Monday 20 May 2024

That power of living in the present time

“I’m not sure that it is faith that enables them to promenade the state sword about. It seems to me more that power of living in the present time which most people possess to such an extraordinary degree.”

George Moore - A Drama In Muslin (1886)

An interesting quote because there are some people who in one way or another are aware of the past and how we arrived at the present time. Hazy and hugely incomplete awareness, but awareness all the same. Older people have that awareness imposed upon them, an effect which is multiplied if they are also interested in more distant times.

Today we see it all the time - that power of living in the present time which most people possess to such an extraordinary degree. It tends to hide the inadequacies of our times, even major inadequacies. Don’t peer down the memory hole it says, it will do you no good.


James Higham said...

As the future looks increasingly uncertain, that leaves us with past and present.

Sam Vega said...

I was actually standing a couple of feet away from Mordaunt yesterday. I'm not sure what the point of her is.

I mean, she mildly stirs the emotions of elderly blokes in blazers and brogues who demonstrate their relevance by channelling Terry-Thomas.

Apart from that, this "Conservative" believes that we are whatever sex we choose, presided over destructive levels of immigration and the net zero blether, and failed to get a purchase on any of our real problems.

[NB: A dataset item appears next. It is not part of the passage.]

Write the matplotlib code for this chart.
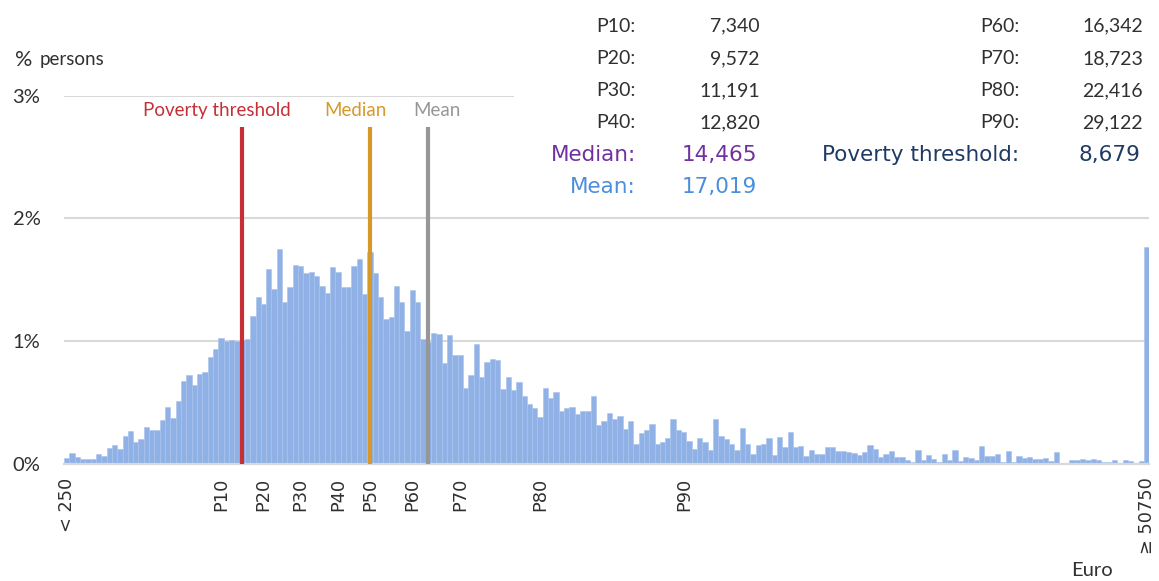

She has ignored or misappropriated our past, and lets hope her future is non-political. For the present, she can stand around and look home-counties regal.

DiscoveredJoys said...

But the past, even the immediate past, can only be known imperfectly. Even 'big' past events and personalities are subject to constant revision by historians trying to make a living by engaging in fresh 'interpretations'. Or activists retrofitting their modern sensibilities onto historical narratives to make them more supportive of their aims. As for the lives of ordinary people... little can be said. Perhaps the best we can hope for is to know of the past as a statistical abstract.

My analogy is to stand outside a house opposite a long row of houses... you can see, and even count, the individual bricks in the house directly opposite. But you soon lose the detail as you look further up and down the street until you can only make out areas of 'brick colour'. As you walk towards the 'future' end of the street the resolution travels with you... unless a bus or other event blocks your view.

Tammly said...

I would say that our understanding of both the past and present is imperfect, as necessitated by our imperfect perceptions, information shortage, misleading mediation, and a plethora of misunderstandings and misconceptions.

A K Haart said...

James - and many elements of the past would give us a better future.

Sam - standing around looking home-counties regal seems to be her main function. I don't know why she is a member of the Conservative party rather than the Lib Dems, although maybe she's a good indication that there isn't much difference.

DJ and Tammly - yes the past can only be known very imperfectly, but picking out themes and accepting that there are numerous themes does give us a reason to know something, if only to understand where revisionists are coming from.